If the oil is not hot enough, then the puris will not puff and the puris will become oily.

If the oil is too hot, then the puris will turn brown quickly and will get burnt which spoils the taste.

Recipe inspired by Manjula’s kitchen


Chapati (Roti)




  • 1 cup whole-wheat flour
  • 1/4 teaspoon salt (Or as required)
  • 1/2 cup lukewarm water (Use as needed)
  • 1/4 cup whole-wheat flour for rolling


  • 2 teaspoons ghee


  1. Mix flour, salt, and water to make soft dough, adding water as needed.
  2. Knead the dough till it becomes smooth and pliable. When the dough doesn’t stick to the vessel, you can stop adding water. If you feel that the dough is too sticky, then add 2 to 3 tablespoons of wheat flour and kneed the dough. (dough can be slightly sticky now).
  3. Cover the dough and set aside at least ten minutes.
  4. Now make roti’s by rolling evenly in the center and sides. (make sure to not make the roti with thin center and thick sides – it will make the roti loss it’s softness in the center).

Additional notes:

  1. Use just enough dry flour to roll the roti, as too much flour will make them dry.
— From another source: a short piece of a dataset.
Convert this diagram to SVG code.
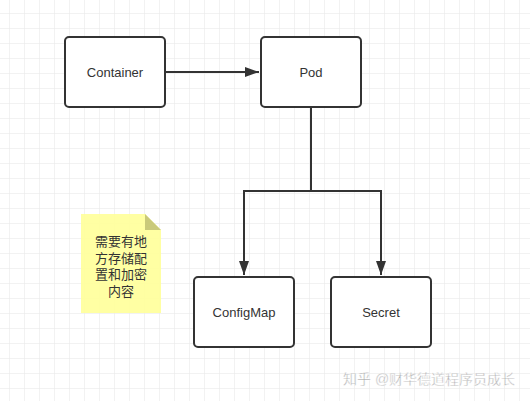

If the dough sticks to the rolling pin or rolling surface, lightly dust the rotis with dry flour.
  2. Heat a pan on medium high heat. To test, sprinkle a few drops of water on the pan. If the water sizzles right away, the pan is ready.
  3. Place the one roti into the pan. When the roti start to change color and start puffing flip it over. There will be some golden brown spots.
  4. Flip again after a few seconds. Using a flat spatula, press lightly on the puffed parts of the roti. This will help the roti puff up. Flip the roti again, until it has light golden-brown spots on both sides.
  5. Add ghee to the roti, the side that is facing the pan. (In the above pics, I haven’t  applied ghee being a calorie conscious. If you add ghee, it will make your roti super soft.)
  6. Place the rotis in a container lined with a paper towel. Cover the container after each roti.